Patrick Stewart said, “I had originally not wanted to see Galaxy Quest because I heard that it was making fun of Star Trek, and then Jonathan Frakes rang me up and said ‘You must not miss this movie! See it on a Saturday night in a full theatre’. And I did, and of course I found it was brilliant. Brilliant. No one laughed louder or longer in the cinema than I did, but the idea that the ship was saved and all of our heroes in that movie were saved simply by the fact that there were fans who did understand the scientific principles on which the ship worked was absolutely wonderful.” It’s no wonder that J.J. Abrams, director the latest incarnation of Star Trek (2009) cites Galaxy Quest as “One of the best Star Trek movies ever made.” It’s with this joyful thought in mind I’ll quickly thank Cinefex Magazine #81 for assisting my research for this article, and ask you to please join me again next week when I shall discuss another dubious classic for Horror News. Until then, good night and remember, as my old friend Bela Lugosi would say, “Bevare! Bevare of the big, green dragon that sits on your doorstep – and the gifts it leaves on your lawn.” Toodles!
Galaxy Quest (1999)
Another fun read about a very amusing movie. I haven’t seen it since the theatrical release, it’s probably worth watching again.
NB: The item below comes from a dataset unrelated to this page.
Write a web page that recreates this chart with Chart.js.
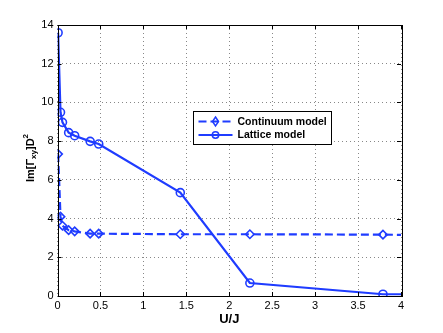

It helps when the subject matter is a good, funny film. I catch it on TV every now and then. I saw an advanced screening because a good old friend of mine supervised some of the effects. Ben Snow, one of the bigwigs at Industrial Light & Magic, was born in Canberra (son of local seventies politician Tim Snow) and started at a Sydney graphics company called Conja where he did graphics and opening credits for many TV shows (we used to watch videos together back in the eighties). He applied for a job at ILM and was quickly accepted, he and his family flown over and housed, and his first job there was a sequence for The Mask (when he’s scared by the lady wearing a mudpack – it ended up being used in all the ads). Other sequences followed. He supervised the giant robot scenes in Mars Attacks! as well as developing the green goo when their heads explode, and the Omega 13 seen in Galaxy Quest. He soon became a full effects supervisor for ILM on films like The Mummy, Van Helsing. Pearl Habour, Iron Man and many more.